_Your instructions_: Skip the pictures. Reproduce all other material exactly.

☆ ☆ ☆

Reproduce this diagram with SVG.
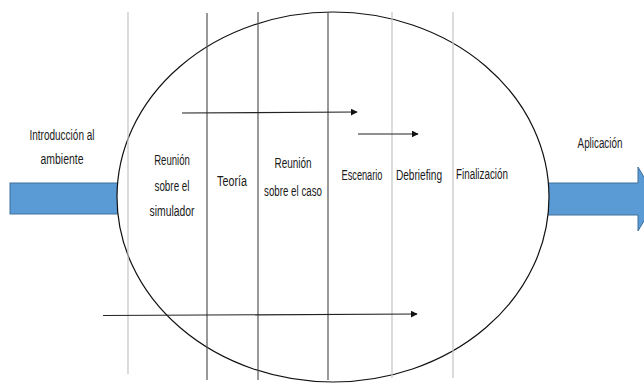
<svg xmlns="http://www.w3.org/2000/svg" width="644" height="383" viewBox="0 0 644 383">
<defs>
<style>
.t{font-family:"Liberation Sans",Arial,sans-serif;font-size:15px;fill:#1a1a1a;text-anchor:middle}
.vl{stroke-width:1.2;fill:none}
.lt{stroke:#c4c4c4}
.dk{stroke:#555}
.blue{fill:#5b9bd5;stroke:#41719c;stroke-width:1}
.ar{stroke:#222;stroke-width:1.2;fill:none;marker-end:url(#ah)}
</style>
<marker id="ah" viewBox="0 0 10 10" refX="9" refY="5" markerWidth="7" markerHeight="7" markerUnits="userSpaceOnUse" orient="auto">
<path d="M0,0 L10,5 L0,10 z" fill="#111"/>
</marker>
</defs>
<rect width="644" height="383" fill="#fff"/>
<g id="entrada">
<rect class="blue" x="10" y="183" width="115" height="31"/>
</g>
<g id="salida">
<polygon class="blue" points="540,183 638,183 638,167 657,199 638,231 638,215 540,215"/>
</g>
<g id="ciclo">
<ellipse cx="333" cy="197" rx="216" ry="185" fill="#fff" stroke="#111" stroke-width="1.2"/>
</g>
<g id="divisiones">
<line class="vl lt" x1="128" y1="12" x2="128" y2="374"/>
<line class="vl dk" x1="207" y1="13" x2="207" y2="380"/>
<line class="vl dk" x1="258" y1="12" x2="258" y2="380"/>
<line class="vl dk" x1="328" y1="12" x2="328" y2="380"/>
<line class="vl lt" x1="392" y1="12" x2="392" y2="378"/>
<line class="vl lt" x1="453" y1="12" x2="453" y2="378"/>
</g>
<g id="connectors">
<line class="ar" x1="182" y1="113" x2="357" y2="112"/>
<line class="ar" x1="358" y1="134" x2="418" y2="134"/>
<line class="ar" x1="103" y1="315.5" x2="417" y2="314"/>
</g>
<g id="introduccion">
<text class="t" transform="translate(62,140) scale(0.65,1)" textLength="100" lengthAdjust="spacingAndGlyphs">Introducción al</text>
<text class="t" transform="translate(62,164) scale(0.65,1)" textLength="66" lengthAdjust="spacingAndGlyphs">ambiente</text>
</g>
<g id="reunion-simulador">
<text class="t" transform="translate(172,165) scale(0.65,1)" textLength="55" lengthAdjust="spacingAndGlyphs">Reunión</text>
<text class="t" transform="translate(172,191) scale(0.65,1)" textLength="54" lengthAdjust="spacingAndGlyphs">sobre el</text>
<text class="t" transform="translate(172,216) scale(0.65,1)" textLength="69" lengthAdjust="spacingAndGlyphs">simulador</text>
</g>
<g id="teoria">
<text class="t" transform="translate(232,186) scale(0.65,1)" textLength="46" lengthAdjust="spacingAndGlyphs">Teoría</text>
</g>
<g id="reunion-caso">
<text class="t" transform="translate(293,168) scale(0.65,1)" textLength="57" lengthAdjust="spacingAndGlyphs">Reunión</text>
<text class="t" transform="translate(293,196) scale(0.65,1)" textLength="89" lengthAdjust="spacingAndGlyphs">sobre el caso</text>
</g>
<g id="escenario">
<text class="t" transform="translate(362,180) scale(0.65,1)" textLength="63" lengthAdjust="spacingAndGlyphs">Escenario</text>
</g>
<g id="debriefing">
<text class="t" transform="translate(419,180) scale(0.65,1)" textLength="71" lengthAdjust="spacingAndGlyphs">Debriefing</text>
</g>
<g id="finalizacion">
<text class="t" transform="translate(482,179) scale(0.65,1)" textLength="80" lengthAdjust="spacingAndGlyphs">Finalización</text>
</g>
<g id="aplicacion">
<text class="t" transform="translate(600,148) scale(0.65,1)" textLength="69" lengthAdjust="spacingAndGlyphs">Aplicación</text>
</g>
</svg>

☆ ☆ ☆

_Written answer_:
Reproduce this diagram with SVG.
<svg xmlns="http://www.w3.org/2000/svg" width="644" height="383" viewBox="0 0 644 383">
<defs>
<style>
.t{font-family:"Liberation Sans",Arial,sans-serif;font-size:15px;fill:#1a1a1a;text-anchor:middle}
.vl{stroke-width:1.2;fill:none}
.lt{stroke:#c4c4c4}
.dk{stroke:#555}
.blue{fill:#5b9bd5;stroke:#41719c;stroke-width:1}
.ar{stroke:#222;stroke-width:1.2;fill:none;marker-end:url(#ah)}
</style>
<marker id="ah" viewBox="0 0 10 10" refX="9" refY="5" markerWidth="7" markerHeight="7" markerUnits="userSpaceOnUse" orient="auto">
<path d="M0,0 L10,5 L0,10 z" fill="#111"/>
</marker>
</defs>
<rect width="644" height="383" fill="#fff"/>
<g id="entrada">
<rect class="blue" x="10" y="183" width="115" height="31"/>
</g>
<g id="salida">
<polygon class="blue" points="540,183 638,183 638,167 657,199 638,231 638,215 540,215"/>
</g>
<g id="ciclo">
<ellipse cx="333" cy="197" rx="216" ry="185" fill="#fff" stroke="#111" stroke-width="1.2"/>
</g>
<g id="divisiones">
<line class="vl lt" x1="128" y1="12" x2="128" y2="374"/>
<line class="vl dk" x1="207" y1="13" x2="207" y2="380"/>
<line class="vl dk" x1="258" y1="12" x2="258" y2="380"/>
<line class="vl dk" x1="328" y1="12" x2="328" y2="380"/>
<line class="vl lt" x1="392" y1="12" x2="392" y2="378"/>
<line class="vl lt" x1="453" y1="12" x2="453" y2="378"/>
</g>
<g id="connectors">
<line class="ar" x1="182" y1="113" x2="357" y2="112"/>
<line class="ar" x1="358" y1="134" x2="418" y2="134"/>
<line class="ar" x1="103" y1="315.5" x2="417" y2="314"/>
</g>
<g id="introduccion">
<text class="t" transform="translate(62,140) scale(0.65,1)" textLength="100" lengthAdjust="spacingAndGlyphs">Introducción al</text>
<text class="t" transform="translate(62,164) scale(0.65,1)" textLength="66" lengthAdjust="spacingAndGlyphs">ambiente</text>
</g>
<g id="reunion-simulador">
<text class="t" transform="translate(172,165) scale(0.65,1)" textLength="55" lengthAdjust="spacingAndGlyphs">Reunión</text>
<text class="t" transform="translate(172,191) scale(0.65,1)" textLength="54" lengthAdjust="spacingAndGlyphs">sobre el</text>
<text class="t" transform="translate(172,216) scale(0.65,1)" textLength="69" lengthAdjust="spacingAndGlyphs">simulador</text>
</g>
<g id="teoria">
<text class="t" transform="translate(232,186) scale(0.65,1)" textLength="46" lengthAdjust="spacingAndGlyphs">Teoría</text>
</g>
<g id="reunion-caso">
<text class="t" transform="translate(293,168) scale(0.65,1)" textLength="57" lengthAdjust="spacingAndGlyphs">Reunión</text>
<text class="t" transform="translate(293,196) scale(0.65,1)" textLength="89" lengthAdjust="spacingAndGlyphs">sobre el caso</text>
</g>
<g id="escenario">
<text class="t" transform="translate(362,180) scale(0.65,1)" textLength="63" lengthAdjust="spacingAndGlyphs">Escenario</text>
</g>
<g id="debriefing">
<text class="t" transform="translate(419,180) scale(0.65,1)" textLength="71" lengthAdjust="spacingAndGlyphs">Debriefing</text>
</g>
<g id="finalizacion">
<text class="t" transform="translate(482,179) scale(0.65,1)" textLength="80" lengthAdjust="spacingAndGlyphs">Finalización</text>
</g>
<g id="aplicacion">
<text class="t" transform="translate(600,148) scale(0.65,1)" textLength="69" lengthAdjust="spacingAndGlyphs">Aplicación</text>
</g>
</svg>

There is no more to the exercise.